*Task directions*
Retype exactly the lines from the line containing "Output the Python" through the line containing "import plotly.graph_objects as go", both included, and nothing more; skip the pictures.

*Supplied material*
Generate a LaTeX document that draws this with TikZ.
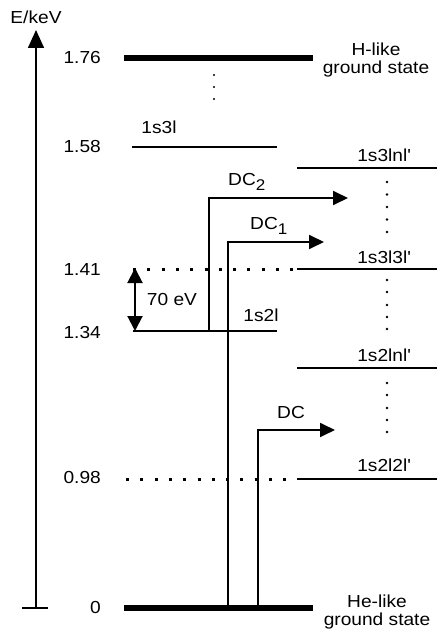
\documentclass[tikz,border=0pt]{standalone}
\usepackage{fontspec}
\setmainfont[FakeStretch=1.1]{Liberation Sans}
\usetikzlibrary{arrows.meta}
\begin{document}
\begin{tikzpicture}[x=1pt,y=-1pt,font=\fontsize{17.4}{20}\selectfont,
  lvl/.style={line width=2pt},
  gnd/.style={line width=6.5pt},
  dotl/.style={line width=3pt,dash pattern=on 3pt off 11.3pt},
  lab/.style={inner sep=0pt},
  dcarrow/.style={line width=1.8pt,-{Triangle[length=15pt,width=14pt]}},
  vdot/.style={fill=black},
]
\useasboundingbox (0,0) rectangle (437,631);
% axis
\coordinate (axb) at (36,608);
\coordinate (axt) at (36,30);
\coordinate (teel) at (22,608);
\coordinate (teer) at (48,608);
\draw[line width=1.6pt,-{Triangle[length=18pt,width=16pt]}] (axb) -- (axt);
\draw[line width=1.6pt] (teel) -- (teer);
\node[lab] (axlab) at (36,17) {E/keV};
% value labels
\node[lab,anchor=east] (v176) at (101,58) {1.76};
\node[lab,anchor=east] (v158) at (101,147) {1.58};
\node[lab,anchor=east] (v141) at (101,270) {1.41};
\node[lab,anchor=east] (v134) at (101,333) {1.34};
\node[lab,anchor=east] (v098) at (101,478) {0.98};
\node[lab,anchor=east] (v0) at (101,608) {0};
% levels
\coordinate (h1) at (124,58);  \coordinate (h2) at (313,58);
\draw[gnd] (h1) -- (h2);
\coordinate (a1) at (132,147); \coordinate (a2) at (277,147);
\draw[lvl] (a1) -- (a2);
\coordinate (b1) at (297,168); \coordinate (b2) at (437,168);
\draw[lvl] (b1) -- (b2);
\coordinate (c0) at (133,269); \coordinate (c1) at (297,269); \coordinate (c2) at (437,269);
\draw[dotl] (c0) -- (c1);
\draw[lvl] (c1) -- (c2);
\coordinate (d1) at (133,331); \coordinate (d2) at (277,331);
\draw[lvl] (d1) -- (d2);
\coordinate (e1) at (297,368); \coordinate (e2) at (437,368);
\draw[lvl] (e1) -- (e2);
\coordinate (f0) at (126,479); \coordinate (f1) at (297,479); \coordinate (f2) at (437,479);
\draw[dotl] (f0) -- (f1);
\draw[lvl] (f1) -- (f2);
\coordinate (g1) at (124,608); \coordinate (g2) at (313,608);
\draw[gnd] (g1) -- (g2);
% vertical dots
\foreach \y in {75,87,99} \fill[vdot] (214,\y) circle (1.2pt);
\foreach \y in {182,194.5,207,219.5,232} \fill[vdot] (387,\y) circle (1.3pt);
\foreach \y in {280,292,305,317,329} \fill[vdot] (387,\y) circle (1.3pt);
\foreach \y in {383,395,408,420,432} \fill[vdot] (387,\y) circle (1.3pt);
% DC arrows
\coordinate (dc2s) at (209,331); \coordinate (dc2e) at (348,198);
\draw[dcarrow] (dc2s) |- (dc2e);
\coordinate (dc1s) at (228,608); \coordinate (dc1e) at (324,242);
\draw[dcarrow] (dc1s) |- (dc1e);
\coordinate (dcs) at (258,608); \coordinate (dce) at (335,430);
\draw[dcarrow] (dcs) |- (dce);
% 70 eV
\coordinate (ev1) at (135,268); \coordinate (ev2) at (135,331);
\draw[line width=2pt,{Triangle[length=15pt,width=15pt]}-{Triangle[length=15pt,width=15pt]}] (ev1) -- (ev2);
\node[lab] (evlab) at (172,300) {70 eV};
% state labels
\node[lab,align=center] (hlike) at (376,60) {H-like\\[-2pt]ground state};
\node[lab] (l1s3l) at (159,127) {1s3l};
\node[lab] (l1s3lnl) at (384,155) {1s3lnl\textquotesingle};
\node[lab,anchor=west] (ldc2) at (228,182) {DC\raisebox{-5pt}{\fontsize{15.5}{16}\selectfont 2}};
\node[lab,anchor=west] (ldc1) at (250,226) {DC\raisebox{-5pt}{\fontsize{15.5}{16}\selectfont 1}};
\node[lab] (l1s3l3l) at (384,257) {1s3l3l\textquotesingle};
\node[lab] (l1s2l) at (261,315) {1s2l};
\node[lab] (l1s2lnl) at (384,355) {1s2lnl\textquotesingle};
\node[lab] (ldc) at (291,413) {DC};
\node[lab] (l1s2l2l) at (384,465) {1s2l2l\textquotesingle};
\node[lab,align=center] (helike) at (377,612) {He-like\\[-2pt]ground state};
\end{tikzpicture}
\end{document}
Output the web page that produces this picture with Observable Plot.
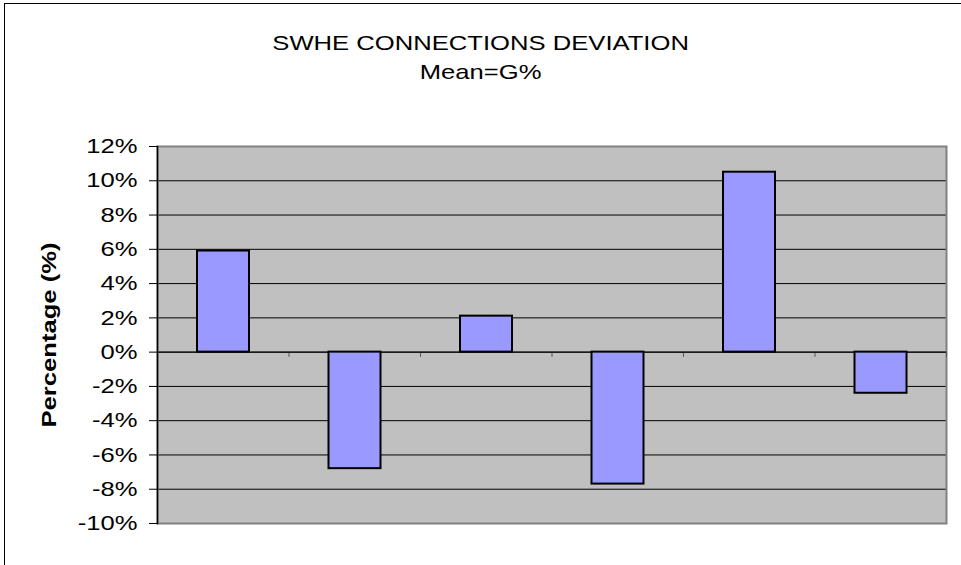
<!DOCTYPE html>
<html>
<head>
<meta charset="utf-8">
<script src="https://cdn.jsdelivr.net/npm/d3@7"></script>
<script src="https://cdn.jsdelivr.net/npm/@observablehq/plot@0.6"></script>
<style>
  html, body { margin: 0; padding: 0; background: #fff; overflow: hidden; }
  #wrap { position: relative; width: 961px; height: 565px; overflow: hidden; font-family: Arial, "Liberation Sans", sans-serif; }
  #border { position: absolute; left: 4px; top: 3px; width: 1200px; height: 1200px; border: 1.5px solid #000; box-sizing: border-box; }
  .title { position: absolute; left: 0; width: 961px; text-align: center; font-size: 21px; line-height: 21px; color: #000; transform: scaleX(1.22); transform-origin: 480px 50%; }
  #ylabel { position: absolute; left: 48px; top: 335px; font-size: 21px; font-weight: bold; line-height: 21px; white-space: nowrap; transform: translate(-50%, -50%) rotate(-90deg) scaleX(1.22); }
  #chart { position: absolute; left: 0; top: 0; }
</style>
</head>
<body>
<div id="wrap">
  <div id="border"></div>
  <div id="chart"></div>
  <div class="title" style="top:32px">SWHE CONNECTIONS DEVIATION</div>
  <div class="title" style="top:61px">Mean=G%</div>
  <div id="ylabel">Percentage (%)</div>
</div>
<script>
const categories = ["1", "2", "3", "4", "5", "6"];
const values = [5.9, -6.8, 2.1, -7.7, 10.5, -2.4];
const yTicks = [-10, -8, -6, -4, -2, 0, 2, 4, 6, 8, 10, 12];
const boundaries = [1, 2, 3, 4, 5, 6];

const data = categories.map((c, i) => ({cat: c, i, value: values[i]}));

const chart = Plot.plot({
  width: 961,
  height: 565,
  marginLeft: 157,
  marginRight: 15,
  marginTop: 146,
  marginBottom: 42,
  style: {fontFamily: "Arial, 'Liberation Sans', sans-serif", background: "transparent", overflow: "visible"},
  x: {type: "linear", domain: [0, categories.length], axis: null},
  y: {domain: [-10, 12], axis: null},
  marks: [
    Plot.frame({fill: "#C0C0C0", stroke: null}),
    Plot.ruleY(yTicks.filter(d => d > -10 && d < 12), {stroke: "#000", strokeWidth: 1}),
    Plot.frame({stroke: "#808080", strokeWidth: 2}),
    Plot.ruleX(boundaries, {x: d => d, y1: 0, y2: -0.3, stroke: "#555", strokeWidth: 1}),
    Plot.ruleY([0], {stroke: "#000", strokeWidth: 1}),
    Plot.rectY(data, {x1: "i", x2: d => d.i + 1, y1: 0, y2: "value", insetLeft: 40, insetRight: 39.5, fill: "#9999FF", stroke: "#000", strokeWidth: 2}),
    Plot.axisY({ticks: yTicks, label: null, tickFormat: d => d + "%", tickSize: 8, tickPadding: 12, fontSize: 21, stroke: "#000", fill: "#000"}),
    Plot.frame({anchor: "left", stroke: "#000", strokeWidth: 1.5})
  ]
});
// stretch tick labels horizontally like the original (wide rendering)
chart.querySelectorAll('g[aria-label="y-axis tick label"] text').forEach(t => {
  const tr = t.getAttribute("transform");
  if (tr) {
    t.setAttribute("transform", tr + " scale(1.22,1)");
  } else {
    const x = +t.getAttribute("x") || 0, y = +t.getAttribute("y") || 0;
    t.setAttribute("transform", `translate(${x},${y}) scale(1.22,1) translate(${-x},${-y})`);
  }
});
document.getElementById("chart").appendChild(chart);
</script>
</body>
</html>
==
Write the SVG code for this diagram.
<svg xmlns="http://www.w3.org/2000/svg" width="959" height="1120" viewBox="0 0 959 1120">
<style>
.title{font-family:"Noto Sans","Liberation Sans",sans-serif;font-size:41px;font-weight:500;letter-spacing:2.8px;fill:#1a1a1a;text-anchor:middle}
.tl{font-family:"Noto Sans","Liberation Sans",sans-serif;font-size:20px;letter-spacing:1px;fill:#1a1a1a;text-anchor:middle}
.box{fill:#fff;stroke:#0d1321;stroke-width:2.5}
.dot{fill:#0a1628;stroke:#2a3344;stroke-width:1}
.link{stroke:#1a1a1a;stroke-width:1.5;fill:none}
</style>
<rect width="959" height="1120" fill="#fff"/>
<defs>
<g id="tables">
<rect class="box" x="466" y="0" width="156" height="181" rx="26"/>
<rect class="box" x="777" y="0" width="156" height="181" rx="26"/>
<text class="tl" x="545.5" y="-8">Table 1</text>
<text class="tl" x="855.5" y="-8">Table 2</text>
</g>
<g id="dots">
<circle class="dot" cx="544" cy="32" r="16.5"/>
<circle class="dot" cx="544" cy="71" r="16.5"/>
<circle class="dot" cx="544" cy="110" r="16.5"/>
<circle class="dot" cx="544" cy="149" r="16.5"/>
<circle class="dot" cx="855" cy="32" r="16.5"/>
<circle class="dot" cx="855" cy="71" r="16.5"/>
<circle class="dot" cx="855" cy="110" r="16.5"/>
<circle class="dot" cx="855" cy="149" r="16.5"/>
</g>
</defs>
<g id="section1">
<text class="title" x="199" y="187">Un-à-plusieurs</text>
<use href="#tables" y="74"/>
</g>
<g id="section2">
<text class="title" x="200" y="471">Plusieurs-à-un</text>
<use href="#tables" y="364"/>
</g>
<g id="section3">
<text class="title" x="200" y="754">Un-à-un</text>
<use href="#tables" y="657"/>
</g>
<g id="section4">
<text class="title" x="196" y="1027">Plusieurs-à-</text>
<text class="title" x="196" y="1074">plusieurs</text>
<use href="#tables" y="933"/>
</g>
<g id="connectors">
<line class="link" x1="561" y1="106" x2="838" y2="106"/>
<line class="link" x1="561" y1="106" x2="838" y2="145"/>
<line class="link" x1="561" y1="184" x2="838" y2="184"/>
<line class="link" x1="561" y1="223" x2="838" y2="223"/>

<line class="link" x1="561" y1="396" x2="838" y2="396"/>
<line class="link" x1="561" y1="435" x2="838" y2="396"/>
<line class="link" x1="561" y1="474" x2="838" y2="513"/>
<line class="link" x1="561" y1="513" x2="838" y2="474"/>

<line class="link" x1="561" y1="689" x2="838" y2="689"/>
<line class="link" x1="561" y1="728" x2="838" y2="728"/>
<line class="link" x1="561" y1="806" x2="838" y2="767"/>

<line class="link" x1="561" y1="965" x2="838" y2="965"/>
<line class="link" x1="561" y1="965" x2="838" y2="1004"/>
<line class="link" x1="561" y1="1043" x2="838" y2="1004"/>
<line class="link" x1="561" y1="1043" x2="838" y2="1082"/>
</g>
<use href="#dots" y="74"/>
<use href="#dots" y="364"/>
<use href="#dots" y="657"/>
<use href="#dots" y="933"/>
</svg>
--
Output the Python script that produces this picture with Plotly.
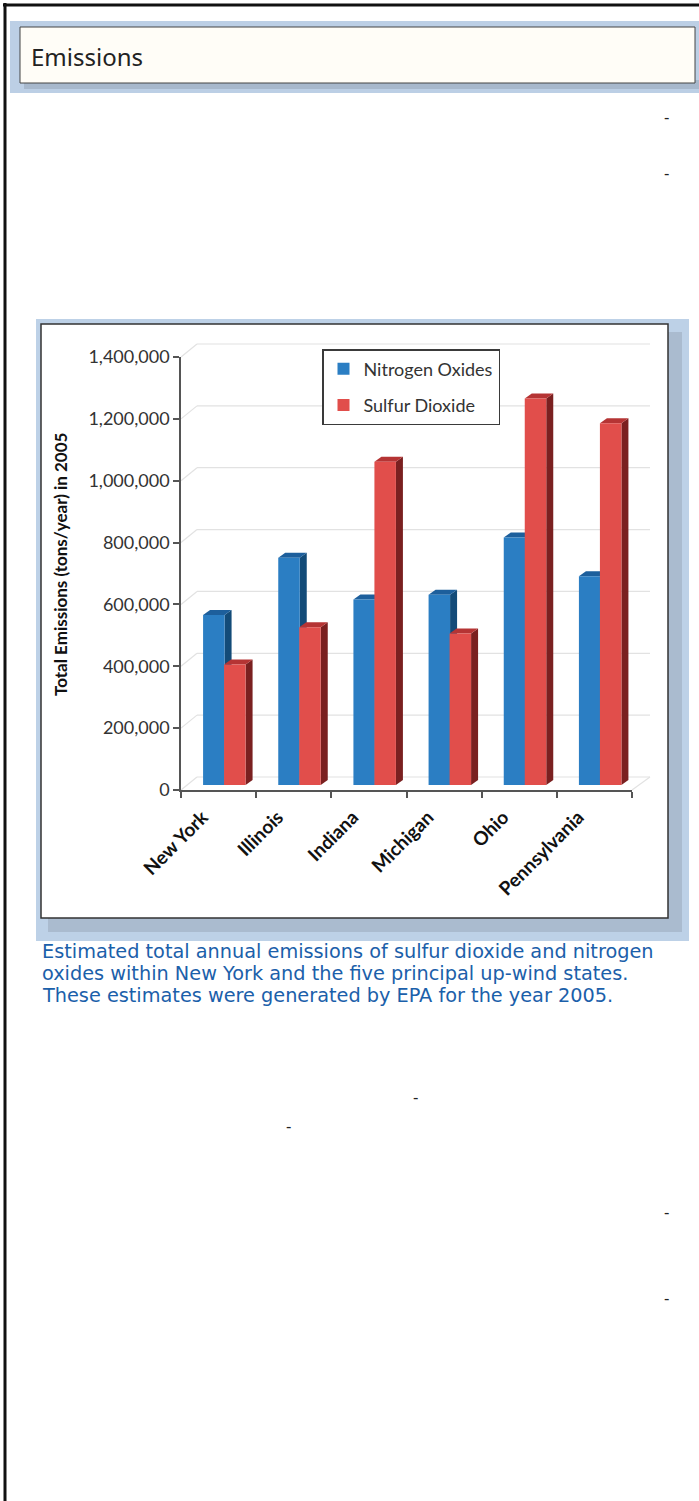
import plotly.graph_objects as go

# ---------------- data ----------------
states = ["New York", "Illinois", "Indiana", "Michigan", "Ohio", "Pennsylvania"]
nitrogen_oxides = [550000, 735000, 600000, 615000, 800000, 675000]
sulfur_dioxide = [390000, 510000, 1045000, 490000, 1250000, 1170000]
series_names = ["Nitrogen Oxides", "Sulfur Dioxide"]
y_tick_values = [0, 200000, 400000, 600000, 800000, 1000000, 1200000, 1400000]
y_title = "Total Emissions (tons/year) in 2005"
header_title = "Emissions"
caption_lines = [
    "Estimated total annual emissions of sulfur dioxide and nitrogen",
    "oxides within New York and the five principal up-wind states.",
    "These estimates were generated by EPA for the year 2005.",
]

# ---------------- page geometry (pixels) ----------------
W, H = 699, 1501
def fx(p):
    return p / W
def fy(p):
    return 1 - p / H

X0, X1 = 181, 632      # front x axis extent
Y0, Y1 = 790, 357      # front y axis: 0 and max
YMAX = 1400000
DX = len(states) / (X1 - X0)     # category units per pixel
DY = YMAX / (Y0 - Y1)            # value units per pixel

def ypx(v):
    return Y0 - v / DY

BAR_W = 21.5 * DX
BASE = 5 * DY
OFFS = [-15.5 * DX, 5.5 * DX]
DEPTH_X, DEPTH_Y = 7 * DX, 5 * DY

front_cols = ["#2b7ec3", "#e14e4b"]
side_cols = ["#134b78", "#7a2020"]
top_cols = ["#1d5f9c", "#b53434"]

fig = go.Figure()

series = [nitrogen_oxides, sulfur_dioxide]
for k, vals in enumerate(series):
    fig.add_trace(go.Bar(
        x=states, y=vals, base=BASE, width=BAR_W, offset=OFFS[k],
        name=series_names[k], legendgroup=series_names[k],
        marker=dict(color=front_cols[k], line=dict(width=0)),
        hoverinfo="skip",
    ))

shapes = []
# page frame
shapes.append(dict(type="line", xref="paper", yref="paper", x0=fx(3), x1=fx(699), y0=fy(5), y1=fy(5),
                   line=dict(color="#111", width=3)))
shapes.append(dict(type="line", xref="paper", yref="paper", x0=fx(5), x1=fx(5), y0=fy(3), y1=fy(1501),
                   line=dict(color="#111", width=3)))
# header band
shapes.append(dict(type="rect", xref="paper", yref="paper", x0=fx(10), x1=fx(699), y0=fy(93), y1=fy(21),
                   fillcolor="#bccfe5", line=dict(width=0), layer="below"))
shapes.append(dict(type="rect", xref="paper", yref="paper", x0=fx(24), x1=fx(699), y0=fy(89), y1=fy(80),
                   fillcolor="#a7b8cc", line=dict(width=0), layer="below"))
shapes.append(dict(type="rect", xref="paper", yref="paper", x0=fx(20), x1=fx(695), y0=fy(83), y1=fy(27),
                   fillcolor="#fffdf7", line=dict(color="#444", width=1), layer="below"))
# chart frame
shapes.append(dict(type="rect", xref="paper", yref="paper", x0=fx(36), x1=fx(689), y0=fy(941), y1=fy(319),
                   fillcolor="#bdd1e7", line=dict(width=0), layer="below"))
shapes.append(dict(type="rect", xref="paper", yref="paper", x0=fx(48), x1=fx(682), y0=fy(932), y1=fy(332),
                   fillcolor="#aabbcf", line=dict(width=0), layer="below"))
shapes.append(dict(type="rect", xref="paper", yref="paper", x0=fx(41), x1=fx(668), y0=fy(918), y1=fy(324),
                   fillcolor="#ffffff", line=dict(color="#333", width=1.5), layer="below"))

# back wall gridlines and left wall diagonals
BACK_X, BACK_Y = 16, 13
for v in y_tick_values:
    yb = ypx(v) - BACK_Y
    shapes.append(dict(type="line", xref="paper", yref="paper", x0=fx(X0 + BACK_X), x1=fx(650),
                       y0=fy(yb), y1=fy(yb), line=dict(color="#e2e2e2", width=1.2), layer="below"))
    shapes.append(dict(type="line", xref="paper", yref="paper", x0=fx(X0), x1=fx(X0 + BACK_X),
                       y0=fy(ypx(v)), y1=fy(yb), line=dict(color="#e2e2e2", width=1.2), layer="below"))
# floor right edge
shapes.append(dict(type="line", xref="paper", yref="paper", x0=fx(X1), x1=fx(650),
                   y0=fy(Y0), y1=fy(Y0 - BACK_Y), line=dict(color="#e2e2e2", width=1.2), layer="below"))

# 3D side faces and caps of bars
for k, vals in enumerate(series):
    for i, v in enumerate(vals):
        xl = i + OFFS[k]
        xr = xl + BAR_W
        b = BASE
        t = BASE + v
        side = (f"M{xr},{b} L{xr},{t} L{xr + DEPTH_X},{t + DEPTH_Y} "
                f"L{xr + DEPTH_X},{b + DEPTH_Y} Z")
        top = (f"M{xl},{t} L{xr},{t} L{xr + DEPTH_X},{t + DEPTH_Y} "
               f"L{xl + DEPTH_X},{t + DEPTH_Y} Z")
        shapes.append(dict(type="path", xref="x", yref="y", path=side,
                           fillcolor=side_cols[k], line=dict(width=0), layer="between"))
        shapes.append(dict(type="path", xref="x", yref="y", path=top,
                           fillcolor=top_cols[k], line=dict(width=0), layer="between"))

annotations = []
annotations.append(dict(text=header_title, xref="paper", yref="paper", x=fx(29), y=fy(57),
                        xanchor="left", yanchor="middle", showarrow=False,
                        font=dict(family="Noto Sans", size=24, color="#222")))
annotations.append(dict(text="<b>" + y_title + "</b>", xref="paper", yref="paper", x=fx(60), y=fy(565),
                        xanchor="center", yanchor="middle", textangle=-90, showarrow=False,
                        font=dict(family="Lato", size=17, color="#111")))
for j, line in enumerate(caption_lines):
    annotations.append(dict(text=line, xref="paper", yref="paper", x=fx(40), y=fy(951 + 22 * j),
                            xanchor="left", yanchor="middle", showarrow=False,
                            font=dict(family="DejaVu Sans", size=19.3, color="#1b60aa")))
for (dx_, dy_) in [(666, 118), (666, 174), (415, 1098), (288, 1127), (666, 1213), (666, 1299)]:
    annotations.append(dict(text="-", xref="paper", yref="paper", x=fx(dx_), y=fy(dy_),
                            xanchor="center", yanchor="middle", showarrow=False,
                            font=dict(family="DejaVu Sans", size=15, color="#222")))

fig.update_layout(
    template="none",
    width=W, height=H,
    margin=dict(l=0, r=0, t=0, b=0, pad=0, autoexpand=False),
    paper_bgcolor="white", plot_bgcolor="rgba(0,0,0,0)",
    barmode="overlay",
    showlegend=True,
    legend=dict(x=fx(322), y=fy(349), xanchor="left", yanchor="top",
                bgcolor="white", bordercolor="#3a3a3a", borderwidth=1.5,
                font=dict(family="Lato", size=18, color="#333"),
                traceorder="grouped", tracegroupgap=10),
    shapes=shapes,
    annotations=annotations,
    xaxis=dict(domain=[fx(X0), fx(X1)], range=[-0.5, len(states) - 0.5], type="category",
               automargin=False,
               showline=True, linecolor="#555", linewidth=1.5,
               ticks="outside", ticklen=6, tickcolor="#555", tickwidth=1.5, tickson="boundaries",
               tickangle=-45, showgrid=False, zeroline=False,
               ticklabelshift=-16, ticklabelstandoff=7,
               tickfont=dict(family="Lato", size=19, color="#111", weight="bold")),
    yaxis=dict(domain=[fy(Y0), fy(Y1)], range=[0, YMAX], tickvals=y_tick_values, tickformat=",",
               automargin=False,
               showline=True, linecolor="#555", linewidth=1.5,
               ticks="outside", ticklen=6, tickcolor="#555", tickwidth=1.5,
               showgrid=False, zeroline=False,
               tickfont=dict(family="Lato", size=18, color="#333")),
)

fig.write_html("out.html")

*Written answer*
Output the Python script that produces this picture with Plotly.
import plotly.graph_objects as go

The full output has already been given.